Now, even some gang members say they hesitate to set foot in the park for fear that they, too, could become targets.

“You can’t walk around no more. It’s not safe,” said one teen-ager who said he belonged to the Malditos (Little Bad Ones) clique of the Eastside Longos. “Things have been going down. You can’t walk down the street without a gun these days. You have to carry some protection.”

MacArthur Park covers two city blocks north of Anaheim Street near Orange Avenue. The Eastside Longos have spray painted their logo and members’ names on park benches and throughout the neighborhood--on fences, on a small market, even private homes.

By day, the park can appear pretty normal. There is a recreation center and a few outside tables and standing barbecues. One day recently, a few men were playing basketball while others had started a sandlot soccer game. A family arrived for a picnic.

In the afternoons and evenings, the park becomes a gathering place for gangs.

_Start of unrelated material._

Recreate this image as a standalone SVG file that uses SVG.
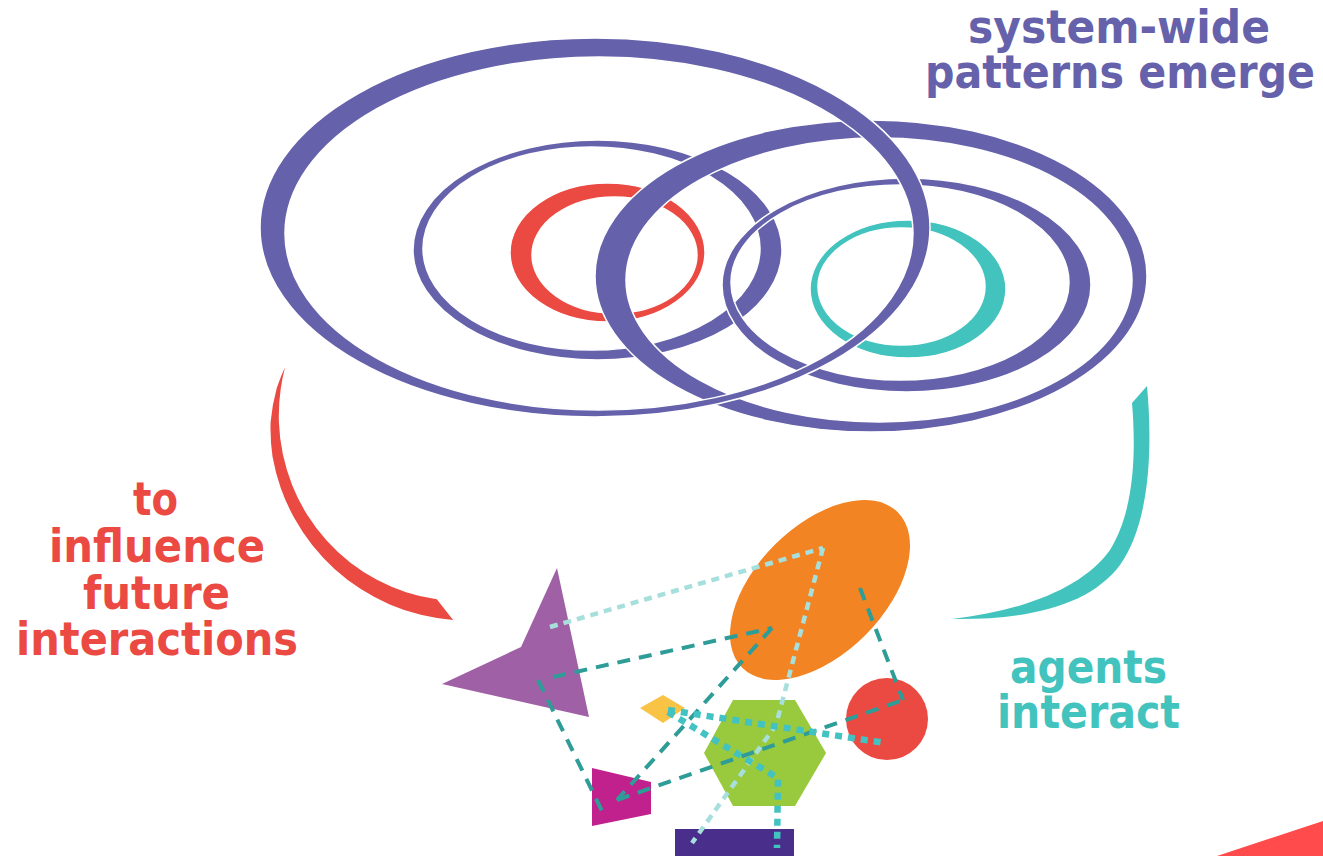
<svg xmlns="http://www.w3.org/2000/svg" width="1323" height="856" viewBox="0 0 1323 856">
<style>
.ring{fill-rule:evenodd;stroke:#fff;stroke-width:1.5}
.pu{fill:#6562AB}
.lbl{font-family:"DejaVu Sans","Liberation Sans",sans-serif;font-weight:bold;font-size:46px;text-anchor:middle}
.dash{fill:none;stroke:#2E9C97;stroke-width:4;stroke-dasharray:13 9}
.dotl{fill:none;stroke:#A7DFDC;stroke-width:4.5;stroke-dasharray:8 6}
.dotm{fill:none;stroke:#42C3C2;stroke-width:6.5;stroke-dasharray:7 6}
</style>
<rect width="1323" height="856" fill="#fff"/>
<g id="rings">
<path id="ring-e2" class="ring pu" d="M413,250 a184.5,110 0 1,0 369,0 a184.5,110 0 1,0 -369,0 Z M423,248.5 a168.5,101.5 0 1,0 337,0 a168.5,101.5 0 1,0 -337,0 Z"/>
<path id="ring-red" class="ring" fill="#EB4A42" d="M510,252.5 a97.5,69.5 0 1,0 195,0 a97.5,69.5 0 1,0 -195,0 Z M532,255 a82.5,58 0 1,0 165,0 a82.5,58 0 1,0 -165,0 Z"/>
<path id="ring-e4" class="ring pu" d="M595,276 a276,156 0 1,0 552,0 a276,156 0 1,0 -552,0 Z M626,280 a253,142 0 1,0 506,0 a253,142 0 1,0 -506,0 Z"/>
<path id="ring-e5" class="ring pu" d="M722,285 a184.5,107 0 1,0 369,0 a184.5,107 0 1,0 -369,0 Z M731,282.5 a169,97.5 0 1,0 338,0 a169,97.5 0 1,0 -338,0 Z"/>
<path id="ring-cyan" class="ring" fill="#42C3BE" d="M810,289 a98,69 0 1,0 196,0 a98,69 0 1,0 -196,0 Z M818,286.5 a83.5,58.5 0 1,0 167,0 a83.5,58.5 0 1,0 -167,0 Z"/>
<path id="ring-e1" class="ring pu" d="M260,227.5 a335,189.5 0 1,0 670,0 a335,189.5 0 1,0 -670,0 Z M285,233.5 a314,176.5 0 1,0 628,0 a314,176.5 0 1,0 -628,0 Z"/>
</g>
<g id="arrows">
<path id="arrow-red" fill="#EB4A42" d="M285.1,367.1 A194,194 0 0 0 276.7,388.3 A196,196 0 0 0 270.6,422 A198,198 0 0 0 272.5,456.5 A198.5,198.5 0 0 0 453.1,619.9 L436.8,599.3 A181,181 0 0 1 406.1,592.2 A182,182 0 0 1 376.9,579.8 A183,183 0 0 1 350.1,562.5 A184,184 0 0 1 326.6,540.6 A185,185 0 0 1 307.2,514.8 A186.5,186.5 0 0 1 292.5,485.9 A187.5,187.5 0 0 1 282.9,454.6 A188.5,188.5 0 0 1 278.9,422 A190,190 0 0 1 280.7,389 A190.5,190.5 0 0 1 285.1,367.1 Z"/>
<path id="arrow-cyan" fill="#42C3BE" d="M1147,386 C1152,440 1152,520 1120,565 C1090,605 1030,620 952,619 C1030,610 1085,585 1110,550 C1135,510 1136,450 1132,403 Z"/>
</g>
<g id="labels">
<text class="lbl" fill="#6562AB" x="1119" y="43" textLength="302" lengthAdjust="spacingAndGlyphs">system-wide</text>
<text class="lbl" fill="#6562AB" x="1120" y="88" textLength="390" lengthAdjust="spacingAndGlyphs">patterns emerge</text>
<text class="lbl" fill="#EB4A42" x="155.5" y="515" textLength="45" lengthAdjust="spacingAndGlyphs">to</text>
<text class="lbl" fill="#EB4A42" x="157" y="562" textLength="216" lengthAdjust="spacingAndGlyphs">influence</text>
<text class="lbl" fill="#EB4A42" x="156.5" y="609" textLength="147" lengthAdjust="spacingAndGlyphs">future</text>
<text class="lbl" fill="#EB4A42" x="157" y="655" textLength="282" lengthAdjust="spacingAndGlyphs">interactions</text>
<text class="lbl" fill="#42C3BE" x="1088.5" y="683" textLength="157" lengthAdjust="spacingAndGlyphs">agents</text>
<text class="lbl" fill="#42C3BE" x="1088.5" y="728" textLength="183" lengthAdjust="spacingAndGlyphs">interact</text>
</g>
<g id="agent-orange"><ellipse cx="820" cy="590" rx="110" ry="64" transform="rotate(-45 820 590)" fill="#F38423"/></g>
<g id="agent-triangle"><polygon points="557,568 589,717 442,684 521,647" fill="#A060A6"/></g>
<g id="agent-diamond"><polygon points="640,708 663,695 685,708 663,723" fill="#F9C446"/></g>
<g id="agent-hexagon"><polygon points="733,700 795,700 826,753 795,806 733,806 704,753" fill="#99C93C"/></g>
<g id="agent-circle"><circle cx="887" cy="719" r="41" fill="#EB4A42"/></g>
<g id="agent-trapezoid"><polygon points="592,768 651,782 651,814 592,826" fill="#C1218D"/></g>
<g id="agent-rect"><rect x="675" y="829" width="119" height="30" fill="#4A2E8B"/></g>
<g id="connectors">
<path class="dash" d="M553,677 L772,628"/>
<path class="dash" d="M538,680 L604,815"/>
<path class="dash" d="M772,628 L617,800"/>
<path class="dash" d="M617,800 L903,700"/>
<path class="dash" d="M860,588 L903,700"/>
<path class="dotl" d="M550,627 L823,548"/>
<path class="dotl" d="M823,548 L776,725 L692,843"/>
<path class="dotm" d="M668,710 L885,743"/>
<path class="dotm" d="M668,712 L778,778 L777,848"/>
</g>
<polygon id="corner" points="1217,856 1323,821 1323,856" fill="#FF4B4B"/>
</svg>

Police records show there were eight assaults, two robberies and a variety of other crimes committed in the neighborhood in the last quarter of 1988. Only the neighborhood around Silverado Park in west Long Beach recorded a similar crime rate. The neighborhoods around King, Scherer, Sterns and Bixby parks had lower crime rates.

Gunshots Heard Often

But the incident that hangs heaviest in the minds of residents and gang members alike is the Jan. 31 drive-by shooting in which Hugo Casian, 13, was killed and four others were wounded as they stood together talking. Without warning, a man armed with a .22-caliber rifle fired a volley of shots from more than 200 feet away, then sped off in a brown imported car, police said. Detectives say they have been unable to identify a suspect or motive, but believe the shootings were related to gang activity.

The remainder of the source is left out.